As Australian policy adviser Fred Argy has pointed out, such economic fundamentalism based on simplistic models commonly lead to dogmatic policy extremism. “We saw in the 1960s and 1970s how the work of John Maynard Keynes was vulgarised by many of his followers, and used to justify the most extreme forms of government intervention. And in the 1980s and 1990s we saw how monetarism, public choice theory and neo-classical economics have been misused by some to justify simplistic small government policies.”

An example of this misdirected thinking can be seen in the way several columnists have announced smugly that it is wrong to describe the current financial panic as ‘irrational’: it is perfectly ‘rational’, they say, for people to be offloading stock before it becomes valueless. That’s true, but it fails to acknowledge that this is not the kind of rationality described in conventional economic models. Rational herding behaviour is called irrational because it is not what the models predict. In other words, there’s something badly wrong with those models.

Scientists are used to the need for approximations and simplifications in teaching. But this doesn’t mean that they regard Lamarkism as a useful approximation to the Darwinism that graduate students will learn, or terracentrism as the best system for Astronomy 101.
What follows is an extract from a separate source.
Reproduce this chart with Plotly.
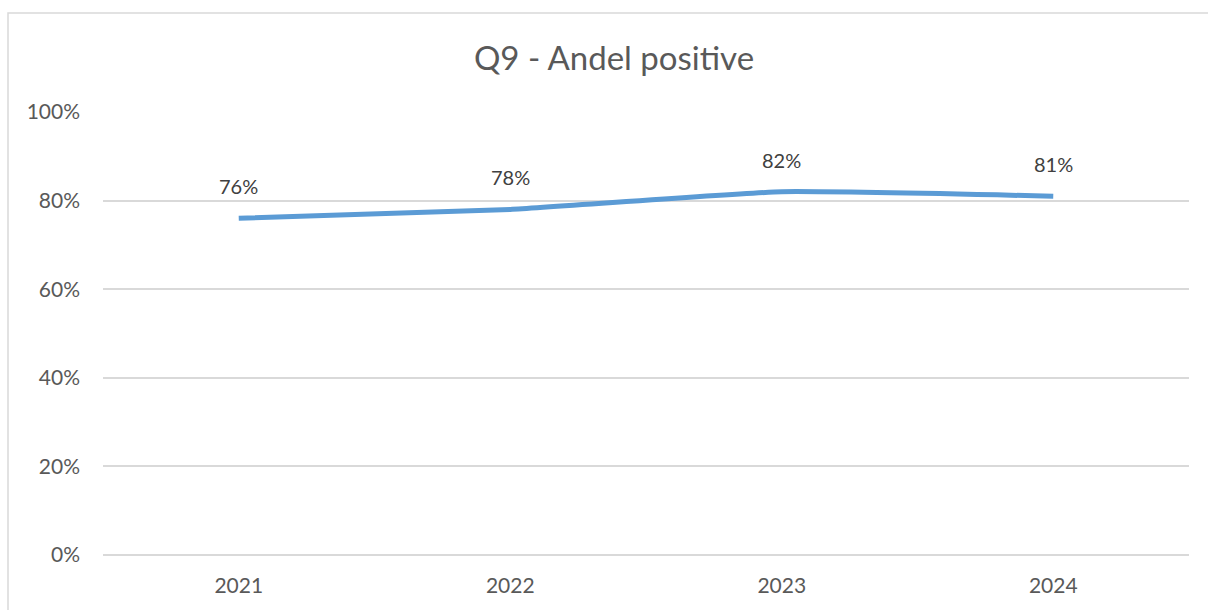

Sadly, this often becomes an argument about how backward and unscientific economics is. That is not only unhelpful, but untrue: it is quite correct to say that a glance at the Nobels reveals (with a few exceptions) the dramatic leaps in understanding and realism that the discipline has made since its origins in misguided analogies from microscopic physics. Knowledgeable economists and critics of traditional economics are on the same side; they need to unite against the use of vulgarized, introductory or plain incorrect models as instruments of policy. After all, as the British economist Joan Robinson, a pioneer in the understanding of imperfect competition, put it, “the purpose of studying economics is to learn how to avoid being deceived by other economists.”